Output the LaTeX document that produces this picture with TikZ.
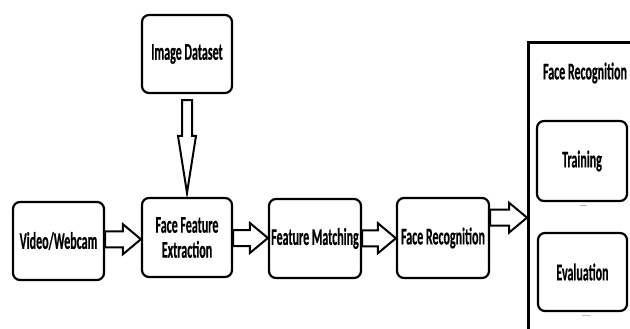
\documentclass[tikz,border=0pt]{standalone}
\usepackage{fontspec}
\setmainfont{Carlito}[FakeStretch=0.5, BoldFeatures={FakeBold=0.4}]
\usetikzlibrary{calc}
\newcommand\hblk[2]{\draw[blk] let \p1=(#1.east), \p2=(#2.west), \n1={(\y1+\y2)/2} in
  (\x1,{\n1+8pt}) -- ({\x2-18pt},{\n1+8pt}) -- ({\x2-18pt},{\n1+15pt}) -- (\x2,\n1)
  -- ({\x2-18pt},{\n1-15pt}) -- ({\x2-18pt},{\n1-8pt}) -- (\x1,{\n1-8pt}) -- cycle;}
\begin{document}
\begin{tikzpicture}[x=1pt,y=-1pt,
  box/.style={draw, line width=2.2pt, rounded corners=7pt, align=center,
    font=\bfseries\fontsize{24}{25}\selectfont, inner sep=0pt},
  lbl/.style={font=\bfseries\fontsize{24}{25}\selectfont, inner sep=0pt},
  blk/.style={draw, line width=2pt, fill=white, line join=miter},
  tick/.style={draw=gray!55, line width=1pt}]
\useasboundingbox (0,0) rectangle (630,329);
\clip (0,0) rectangle (630,329);
\node[box, minimum width=91, minimum height=78] (vid) at (58.5,241) {Video/Webcam};
\node[box, minimum width=90, minimum height=79] (ffe) at (187,237.5) {Face Feature\\Extraction};
\node[box, minimum width=92, minimum height=79] (fm) at (315,238.5) {Feature Matching};
\node[box, minimum width=92, minimum height=80] (fr) at (443,238) {Face Recognition};
\node[box, minimum width=90, minimum height=78] (img) at (187,54) {Image Dataset};
\node[draw, line width=2.6pt, minimum width=130, minimum height=310, anchor=north west, inner sep=0pt] (grp) at (527,41) {};
\node[lbl] (ttl) at (585,73) {Face Recognition};
\node[box, minimum width=90, minimum height=80] (trn) at (582,161) {Training};
\node[box, minimum width=89, minimum height=78] (evl) at (582.5,272) {Evaluation};
\draw[tick] (580,205) -- (587,205);
\draw[tick] (582,315) -- (590,315);
\hblk{vid}{ffe}
\hblk{ffe}{fm}
\hblk{fm}{fr}
\hblk{fr}{grp}
\draw[blk] let \p1=(img.south), \p2=(ffe.north) in
  ({\x1-5pt},{\y1-6pt}) -- ({\x1-5pt},{\y2+61pt}) -- ({\x1-9pt},{\y2+61pt}) -- (\x1,{\y2+4pt})
  -- ({\x1+9pt},{\y2+61pt}) -- ({\x1+5pt},{\y2+61pt}) -- ({\x1+5pt},{\y1-6pt}) -- cycle;
\end{tikzpicture}
\end{document}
════════════════
### Aim
Repeat the listing in full and exactly. Do not include any images.

### Task answer
Output the LaTeX document that produces this picture with TikZ.
\documentclass[tikz,border=0pt]{standalone}
\usepackage{fontspec}
\setmainfont{Carlito}[FakeStretch=0.5, BoldFeatures={FakeBold=0.4}]
\usetikzlibrary{calc}
\newcommand\hblk[2]{\draw[blk] let \p1=(#1.east), \p2=(#2.west), \n1={(\y1+\y2)/2} in
  (\x1,{\n1+8pt}) -- ({\x2-18pt},{\n1+8pt}) -- ({\x2-18pt},{\n1+15pt}) -- (\x2,\n1)
  -- ({\x2-18pt},{\n1-15pt}) -- ({\x2-18pt},{\n1-8pt}) -- (\x1,{\n1-8pt}) -- cycle;}
\begin{document}
\begin{tikzpicture}[x=1pt,y=-1pt,
  box/.style={draw, line width=2.2pt, rounded corners=7pt, align=center,
    font=\bfseries\fontsize{24}{25}\selectfont, inner sep=0pt},
  lbl/.style={font=\bfseries\fontsize{24}{25}\selectfont, inner sep=0pt},
  blk/.style={draw, line width=2pt, fill=white, line join=miter},
  tick/.style={draw=gray!55, line width=1pt}]
\useasboundingbox (0,0) rectangle (630,329);
\clip (0,0) rectangle (630,329);
\node[box, minimum width=91, minimum height=78] (vid) at (58.5,241) {Video/Webcam};
\node[box, minimum width=90, minimum height=79] (ffe) at (187,237.5) {Face Feature\\Extraction};
\node[box, minimum width=92, minimum height=79] (fm) at (315,238.5) {Feature Matching};
\node[box, minimum width=92, minimum height=80] (fr) at (443,238) {Face Recognition};
\node[box, minimum width=90, minimum height=78] (img) at (187,54) {Image Dataset};
\node[draw, line width=2.6pt, minimum width=130, minimum height=310, anchor=north west, inner sep=0pt] (grp) at (527,41) {};
\node[lbl] (ttl) at (585,73) {Face Recognition};
\node[box, minimum width=90, minimum height=80] (trn) at (582,161) {Training};
\node[box, minimum width=89, minimum height=78] (evl) at (582.5,272) {Evaluation};
\draw[tick] (580,205) -- (587,205);
\draw[tick] (582,315) -- (590,315);
\hblk{vid}{ffe}
\hblk{ffe}{fm}
\hblk{fm}{fr}
\hblk{fr}{grp}
\draw[blk] let \p1=(img.south), \p2=(ffe.north) in
  ({\x1-5pt},{\y1-6pt}) -- ({\x1-5pt},{\y2+61pt}) -- ({\x1-9pt},{\y2+61pt}) -- (\x1,{\y2+4pt})
  -- ({\x1+9pt},{\y2+61pt}) -- ({\x1+5pt},{\y2+61pt}) -- ({\x1+5pt},{\y1-6pt}) -- cycle;
\end{tikzpicture}
\end{document}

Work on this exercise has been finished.